Selon eux, le concurrent européen Airbus ne peut se substituer à Boeing ne serait-ce que parce que son carnet de commandes affiche complet jusqu'à la fin de la décennie et le chinois Comac "est très dépendant de fournisseurs américains". Si le blocage des livraisons se confirmait, il affecterait directement la balance commerciale américaine qui a déjà souffert en 2024 du fait de Boeing.

Des problèmes de qualité aux conséquences graves

Sa production a fortement ralenti à cause de moult problèmes de qualité ayant émergé lors d'un incident en vol en janvier 2024, et deux usines ont été paralysées par une grève de plus de cinquante jours à l'automne. Selon les statistiques officielles américaines, les exportations d'avions commerciaux ont atteint 4,23 milliards en août mais seulement 2,56 milliards en septembre, 2,34 milliards en octobre et 1,76 milliard en novembre.

En décembre, lorsque les livraisons ont repris progressivement, le montant est remonté à 3,12 milliards. Sur l'ensemble de l'année, les Etats-Unis ont exporté pour 33,6 milliards de dollars d'avions commerciaux, 62,7 milliards de moteurs et 27,2 miliards de pièces détachées.

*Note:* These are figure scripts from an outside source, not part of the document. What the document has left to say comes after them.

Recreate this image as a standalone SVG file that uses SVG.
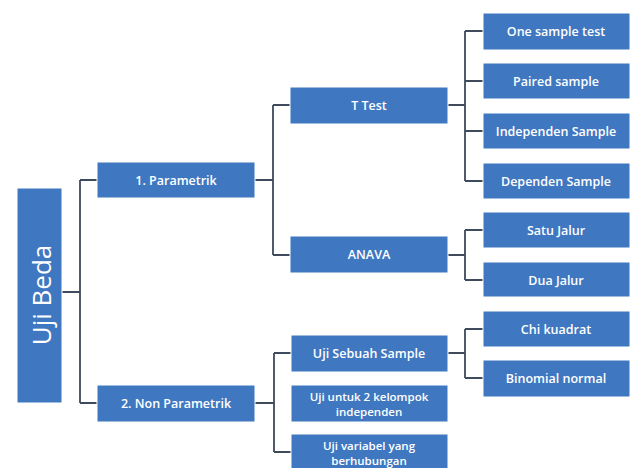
<svg xmlns="http://www.w3.org/2000/svg" width="632" height="468" viewBox="0 0 632 468">
<style>
.b{fill:#3f78c1;stroke:#ffffff;stroke-width:1}
.t{fill:#ffffff;font-family:"Open Sans","Liberation Sans",sans-serif;font-size:12.5px;font-weight:600;text-anchor:middle;dominant-baseline:central}
.s{font-size:11.5px}
.c{fill:none;stroke:#3d4b5c;stroke-width:1.8}
</style>
<rect width="632" height="468" fill="#ffffff"/>
<g id="connectors">
<path class="c" d="M62 292H80M80 180V403M80 180H97M80 403H97"/>
<path class="c" d="M255 180H273M273 105V255M273 105H290M273 255H290"/>
<path class="c" d="M255 403H274M274 353V452M274 353H291M274 452H291"/>
<path class="c" d="M448 105H465M465 31V181M465 31H483M465 81H483M465 131H483M465 181H483"/>
<path class="c" d="M448 255H465M465 230V280M465 230H483M465 280H483"/>
<path class="c" d="M448 353H465M465 329V378M465 329H483M465 378H483"/>
</g>
<g id="uji-beda"><rect class="b" x="17" y="188" width="45" height="215"/><text transform="translate(41 295) rotate(-90)" fill="#fff" font-family="'Open Sans','Liberation Sans',sans-serif" font-size="26" text-anchor="middle" dominant-baseline="central">Uji Beda</text></g>
<g id="parametrik"><rect class="b" x="97" y="162" width="158" height="36"/><text class="t" x="176" y="180">1. Parametrik</text></g>
<g id="non-parametrik"><rect class="b" x="97" y="385" width="158" height="37"/><text class="t" x="176" y="403">2. Non Parametrik</text></g>
<g id="t-test"><rect class="b" x="290" y="87" width="158" height="37"/><text class="t" x="369" y="105">T Test</text></g>
<g id="anava"><rect class="b" x="290" y="236" width="158" height="37"/><text class="t" x="369" y="254">ANAVA</text></g>
<g id="uji-sebuah"><rect class="b" x="291" y="335" width="157" height="37"/><text class="t" x="369" y="353">Uji Sebuah Sample</text></g>
<g id="uji-2-kelompok"><rect class="b" x="291" y="385" width="157" height="37"/><text class="t s" x="369" y="395.5"><tspan x="369">Uji untuk 2 kelompok</tspan><tspan x="369" dy="15">independen</tspan></text></g>
<g id="uji-variabel"><rect class="b" x="291" y="434" width="157" height="38"/><text class="t s" x="369" y="444.5"><tspan x="369">Uji variabel yang</tspan><tspan x="369" dy="15">berhubungan</tspan></text></g>
<g id="one-sample"><rect class="b" x="483" y="13" width="147" height="37"/><text class="t" x="556" y="31">One sample test</text></g>
<g id="paired"><rect class="b" x="483" y="63" width="147" height="36"/><text class="t" x="556" y="81">Paired sample</text></g>
<g id="independen"><rect class="b" x="483" y="113" width="147" height="36"/><text class="t" x="556" y="131">Independen Sample</text></g>
<g id="dependen"><rect class="b" x="483" y="163" width="147" height="36"/><text class="t" x="556" y="181">Dependen Sample</text></g>
<g id="satu-jalur"><rect class="b" x="483" y="212" width="147" height="36"/><text class="t" x="556" y="230">Satu Jalur</text></g>
<g id="dua-jalur"><rect class="b" x="483" y="262" width="147" height="35"/><text class="t" x="556" y="280">Dua Jalur</text></g>
<g id="chi-kuadrat"><rect class="b" x="483" y="311" width="147" height="36"/><text class="t" x="556" y="329">Chi kuadrat</text></g>
<g id="binomial"><rect class="b" x="483" y="360" width="147" height="37"/><text class="t" x="556" y="378">Binomial normal</text></g>
</svg>
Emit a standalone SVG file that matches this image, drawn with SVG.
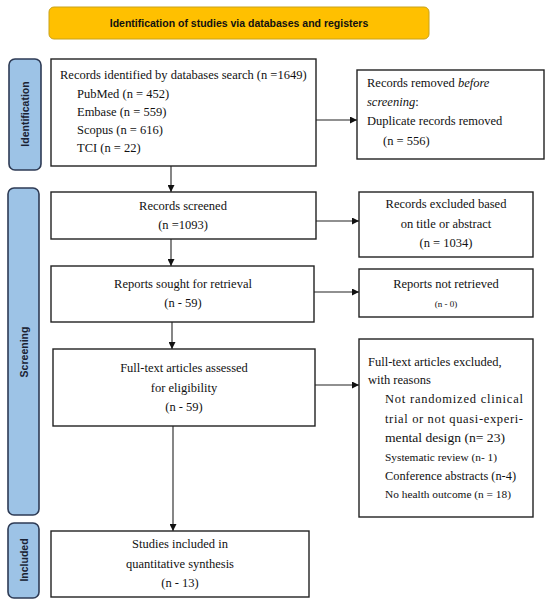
<svg xmlns="http://www.w3.org/2000/svg" width="550" height="604" viewBox="0 0 550 604">
<style>
.box{fill:#fff;stroke:#222;stroke-width:1.4}
.tab{fill:#9dc3e6;stroke:#2e3b55;stroke-width:1.6}
.t{font-family:'Liberation Serif','DejaVu Serif',serif;font-size:12.5px;fill:#111}
.s{font-size:11px}
.xs{font-size:9px}
.c{text-anchor:middle}
.tl{font-family:'Liberation Sans',Arial,sans-serif;font-size:10.5px;font-weight:bold;fill:#1a2233;text-anchor:middle}
.ln{stroke:#222;stroke-width:1.1;fill:none}
</style>
<defs>
<marker id="ah" viewBox="0 0 10 10" refX="10" refY="5" markerWidth="7" markerHeight="7" markerUnits="userSpaceOnUse" orient="auto">
<path d="M0,0 L10,5 L0,10 Z" fill="#111"/>
</marker>
</defs>
<rect width="550" height="604" fill="#fff"/>

<g id="header">
<rect x="49" y="7" width="380" height="32" rx="5" fill="#ffc000" stroke="#c9a21a" stroke-width="1"/>
<text x="239" y="27" class="tl" style="fill:#111">Identification of studies via databases and registers</text>
</g>

<g id="tab-identification">
<rect class="tab" x="9" y="59" width="32" height="111" rx="6"/>
<text class="tl" transform="translate(29,114) rotate(-90)">Identification</text>
</g>
<g id="tab-screening">
<rect class="tab" x="8" y="188" width="31" height="327" rx="6"/>
<text class="tl" transform="translate(28,352) rotate(-90)">Screening</text>
</g>
<g id="tab-included">
<rect class="tab" x="8" y="523" width="31" height="75" rx="6"/>
<text class="tl" transform="translate(28,560) rotate(-90)">Included</text>
</g>

<g id="connectors">
<line class="ln" x1="316" y1="120" x2="357" y2="120" marker-end="url(#ah)"/>
<line class="ln" x1="171" y1="166" x2="171" y2="192" marker-end="url(#ah)"/>
<line class="ln" x1="316" y1="221" x2="359" y2="221" marker-end="url(#ah)"/>
<line class="ln" x1="171" y1="239" x2="171" y2="266" marker-end="url(#ah)"/>
<line class="ln" x1="314" y1="292" x2="359" y2="292" marker-end="url(#ah)"/>
<line class="ln" x1="172" y1="322" x2="172" y2="349" marker-end="url(#ah)"/>
<line class="ln" x1="315" y1="385" x2="359" y2="385" marker-end="url(#ah)"/>
<line class="ln" x1="173" y1="426" x2="173" y2="531" marker-end="url(#ah)"/>
</g>

<g id="records-identified">
<rect class="box" x="51" y="59" width="265" height="107"/>
<text class="t" x="60" y="79">Records identified by databases search (n =1649)</text>
<text class="t" x="77" y="98">PubMed (n = 452)</text>
<text class="t" x="77" y="116">Embase (n = 559)</text>
<text class="t" x="77" y="134">Scopus (n = 616)</text>
<text class="t" x="77" y="152">TCI (n = 22)</text>
</g>

<g id="records-removed">
<rect class="box" x="357" y="70" width="187" height="89"/>
<text class="t" x="367" y="87">Records removed <tspan font-style="italic">before</tspan></text>
<text class="t" x="367" y="106"><tspan font-style="italic">screening</tspan>:</text>
<text class="t" x="367" y="125">Duplicate records removed</text>
<text class="t" x="383" y="145">(n = 556)</text>
</g>

<g id="records-screened">
<rect class="box" x="51" y="192" width="265" height="47"/>
<text class="t c" x="183" y="210">Records screened</text>
<text class="t c" x="183" y="229">(n =1093)</text>
</g>

<g id="records-excluded">
<rect class="box" x="359" y="192" width="174" height="65"/>
<text class="t c" x="446" y="208">Records excluded based</text>
<text class="t c" x="446" y="228">on title or abstract</text>
<text class="t c" x="446" y="247">(n = 1034)</text>
</g>

<g id="reports-sought">
<rect class="box" x="51" y="266" width="263" height="56"/>
<text class="t c" x="183" y="288">Reports sought for retrieval</text>
<text class="t c" x="183" y="307">(n - 59)</text>
</g>

<g id="reports-not-retrieved">
<rect class="box" x="359" y="269" width="174" height="48"/>
<text class="t c" x="446" y="288">Reports not retrieved</text>
<text class="t c xs" x="446" y="307">(n - 0)</text>
</g>

<g id="fulltext-assessed">
<rect class="box" x="53" y="349" width="262" height="77"/>
<text class="t c" x="184" y="372">Full-text articles assessed</text>
<text class="t c" x="184" y="392">for eligibility</text>
<text class="t c" x="184" y="411">(n - 59)</text>
</g>

<g id="fulltext-excluded">
<rect class="box" x="359" y="339" width="174" height="178"/>
<text class="t" x="368" y="366">Full-text articles excluded,</text>
<text class="t" x="368" y="384">with reasons</text>
<text class="t" x="385" y="403" textLength="138" lengthAdjust="spacing">Not randomized clinical</text>
<text class="t" x="385" y="423" textLength="138" lengthAdjust="spacing">trial or not quasi-experi-</text>
<text class="t" x="385" y="442" textLength="120" lengthAdjust="spacingAndGlyphs">mental design (n= 23)</text>
<text class="t s" x="385" y="461" textLength="112" lengthAdjust="spacingAndGlyphs">Systematic review (n- 1)</text>
<text class="t" x="385" y="480" textLength="131" lengthAdjust="spacingAndGlyphs">Conference abstracts (n-4)</text>
<text class="t s" x="385" y="498" textLength="126" lengthAdjust="spacingAndGlyphs">No health outcome (n = 18)</text>
</g>

<g id="studies-included">
<rect class="box" x="51" y="531" width="258" height="66"/>
<text class="t c" x="180" y="548">Studies included in</text>
<text class="t c" x="180" y="568">quantitative synthesis</text>
<text class="t c" x="180" y="587">(n - 13)</text>
</g>
</svg>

Kelly Ortberg, patron de Boeing, a souligné début avril devant le Sénat que le groupe soutenait 1,8 million d'emplois aux Etats-Unis et contribuait à hauteur de 84 milliards de dollars chaque année à l'économie du pays. Le gel des livraisons aurait également des conséquences directes pour le groupe qui perçoit traditionnellement 60% du prix à la livraison.

Une trésorerie en berne

Du fait de l'"annus horribilis" de 2024, il puise lourdement dans une trésorerie déjà atrophiée par la pandémie de Covid-19 et par deux crashes ayant fait 346 morts, qui ont entraîné la suspension des vols des 737 MAX pendant au moins vingt mois. La Chine a été la dernière à les autoriser de nouveau dans son ciel - en janvier 2023, soit deux ans après l'Europe - et à reprendre les livraisons auprès de Boeing - en décembre 2023. Mais Pékin n'est pas sa seule menace.

Michael O'Leary, patron de Ryanair, première compagnie aérienne d'Europe en nombre de passagers, a également envisagé mardi de repousser la réception de 25 Boeing attendus à partir d'août si leur prix augmentait à cause des droits de douane. Ce très gros client a notamment passé commande en mai 2023 pour 300 737 MAX 10, pour un prix catalogue "évalué à plus de 40 milliards de dollars".

Une solution, évoquée par TD Cowen, serait d'attribuer les créneaux des avions refusés à des compagnies désireuses d'avancer leurs livraisons. Ed Bastian, patron de Delta Air Lines, a affirmé la semaine dernière qu'il n'entendait pas payer de droits de douane sur les Airbus qu'il attend cette année.